Search for solutions
“We initially considered packaging Ceph ourselves and removing systemd,” continues Filip Dorosz. “But that would have been a lot of work for minimal value, and we would have lost the benefit of community-tested Ceph packages.”
Next, OVHcloud evaluated LXC. First launched as an open source project back in 2008, LXC has long been a staple for operating-system-level virtualisation. Since the company already used LXC as its Docker backend, it seemed like a natural choice; and it offered all the features that OVHcloud needed. The downside was ease-of-use. With LXC, OVHcloud would have had to code all of the container-related automation itself, which would have been an immense undertaking.
This is where LXD came in.
Founded and led by Canonical, LXD builds on top of LXC to deliver an enhanced, more intuitive user experience that represents the next step in system container management. It offers all the same capabilities as LXC, while enabling users to manage containers over the network through a REST API using a single command line. And just like LXC, it is free, open source software.
“I installed Ubuntu on my developer servers and then installed LXD,” says Filip Dorosz. “In just a few hours, I successfully set up a Ceph cluster running Mimic inside LXD containers. It was that easy.”
LXD at scale
LXD had emerged as the ideal solution, and now all that remained was to industrialise it for use on the enterprise scale. OVHcloud’s key requirement was a Puppet module for LXD so that it could manage containers via the host.

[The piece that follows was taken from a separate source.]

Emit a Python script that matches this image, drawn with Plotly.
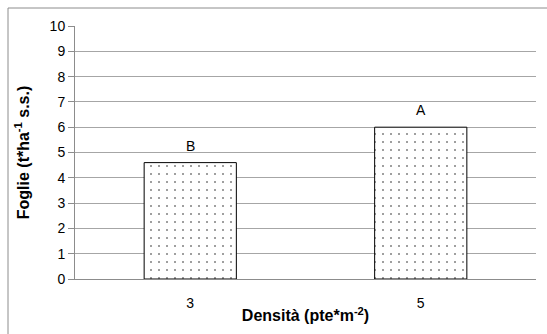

At the time, there was no such module, so OVHcloud decided to build one itself – and it has recently open sourced the module on GitHub.
The company is now moving to production with the new solution, enabling the switch to all flash storage with no HDDs.
Filip Dorosz concludes: “Our plan is to migrate our entire legacy infrastructure – more than 50PB spanning 2,000 dedicated servers – to the LXD-based solution.”